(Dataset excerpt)
--- start ---

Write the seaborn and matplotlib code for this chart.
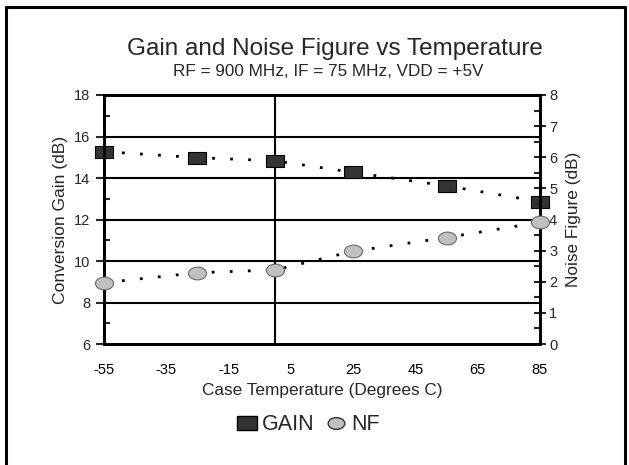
import numpy as np
import pandas as pd
import matplotlib
matplotlib.use("Agg")
import matplotlib.pyplot as plt
from matplotlib.path import Path
from matplotlib.lines import Line2D
import seaborn as sns

# datos
temps = [-55, -25, 0, 25, 55, 85]
gain_db = [15.27, 14.98, 14.83, 14.27, 13.62, 12.86]
nf_db = [1.97, 2.29, 2.38, 2.98, 3.42, 3.91]
x_ticks = [-55, -35, -15, 5, 25, 45, 65, 85]

df = pd.DataFrame({"temp": temps, "gain": gain_db, "nf": nf_db})

sns.set_style("white")
plt.rcParams["font.family"] = ["Liberation Sans", "DejaVu Sans"]
plt.rcParams["axes.unicode_minus"] = False

# marcadores anchos (rectangulo y elipse)
rect = Path([(-1.43, -1), (1.43, -1), (1.43, 1), (-1.43, 1), (-1.43, -1)],
            [Path.MOVETO, Path.LINETO, Path.LINETO, Path.LINETO, Path.CLOSEPOLY])
circ = Path.unit_circle()
ellipse = Path(circ.vertices * np.array([1.42, 1.0]), circ.codes)

fig = plt.figure(figsize=(6.29, 4.65), dpi=100)
ax = fig.add_axes([0.1653, 0.2602, 0.6932, 0.5355])
ax2 = ax.twinx()

dots = (0, (1, 5.5))
sns.lineplot(data=df, x="temp", y="gain", ax=ax, color="black", lw=2.0,
             linestyle=dots, zorder=3)
sns.scatterplot(data=df, x="temp", y="gain", ax=ax, marker=rect, s=150,
                color="#333333", edgecolor="black", linewidth=0.8, zorder=4,
                clip_on=False)
sns.lineplot(data=df, x="temp", y="nf", ax=ax2, color="black", lw=2.0,
             linestyle=dots, zorder=3)
sns.scatterplot(data=df, x="temp", y="nf", ax=ax2, marker=ellipse, s=170,
                color="#c0c0c0", edgecolor="#6a6a6a", linewidth=0.8, zorder=4,
                clip_on=False)

ax.set_xlim(-55, 85)
ax.set_ylim(6, 18)
ax2.set_ylim(0, 8)

# rejilla horizontal y linea vertical en 0
for yv in [8, 10, 12, 14, 16]:
    ax.axhline(yv, color="black", lw=1.5, zorder=1)
ax.axvline(0, color="black", lw=1.5, zorder=1)

ax.set_xticks(x_ticks)
ax.set_xticks(np.arange(-55, 86, 10), minor=True)
ax.set_yticks(np.arange(6, 19, 2))
ax.set_yticks(np.arange(7, 18, 2), minor=True)
ax2.set_yticks(np.arange(0, 9, 1))
ax2.set_yticks(np.arange(0.5, 8, 1), minor=True)

ax.tick_params(axis="x", which="both", direction="inout", length=8, width=1.5,
               labelsize=10.5, pad=10, colors="black")
ax.tick_params(axis="y", which="major", direction="out", length=6, width=1.5,
               labelsize=10.5, pad=4)
ax.tick_params(axis="y", which="minor", direction="in", length=4, width=1.5, left=True)
ax2.tick_params(axis="y", which="major", direction="inout", length=9, width=1.5,
                labelsize=10.5, pad=2)
ax2.tick_params(axis="y", which="minor", direction="in", length=4, width=1.5, right=True)

for a in (ax, ax2):
    for s in a.spines.values():
        s.set_color("black")
        s.set_linewidth(2)

ax.set_xlabel("Case Temperature (Degrees C)", fontsize=12.4, labelpad=4)
ax.set_ylabel("Conversion Gain (dB)", fontsize=12.6, labelpad=4)
ax2.set_ylabel("Noise Figure (dB)", fontsize=12.4, labelpad=6)

fig.text(0.533, 0.882, "Gain and Noise Figure vs Temperature", ha="center",
         va="baseline", fontsize=17.5)
fig.text(0.522, 0.836, "RF = 900 MHz, IF = 75 MHz, VDD = +5V", ha="center",
         va="baseline", fontsize=12.3)

handles = [
    Line2D([], [], ls="none", marker=rect, markersize=14.5, markerfacecolor="#333333",
           markeredgecolor="black", label="GAIN"),
    Line2D([], [], ls="none", marker=ellipse, markersize=12, markerfacecolor="#c0c0c0",
           markeredgecolor="#333333", label="NF"),
]
fig.legend(handles=handles, loc="center", bbox_to_anchor=(0.49, 0.087), ncol=2,
           frameon=False, fontsize=15.5, handletextpad=0.2, columnspacing=0.5,
           handlelength=1.0)

# marco exterior
fig.add_artist(Line2D([0.009, 0.009], [0, 0.986], color="black", lw=2.2))
fig.add_artist(Line2D([0.009, 0.994], [0.986, 0.986], color="black", lw=2.2))
fig.add_artist(Line2D([0.994, 0.994], [0, 0.986], color="black", lw=2.2))

fig.savefig("out.png", dpi=100)
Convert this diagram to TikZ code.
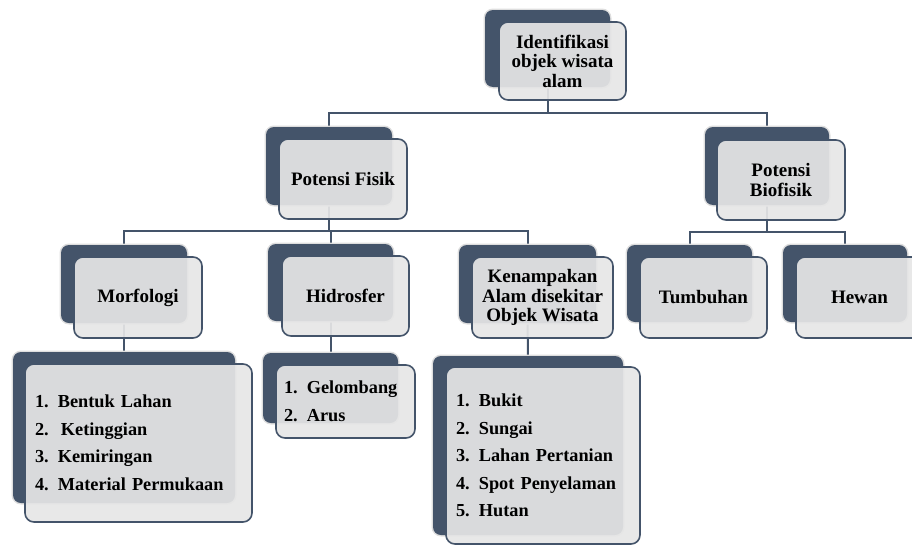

--- end ---

- _Task objective_: Where a line contains "seaborn", copy that line.

- _Complete response_:
Write the seaborn and matplotlib code for this chart.
import seaborn as sns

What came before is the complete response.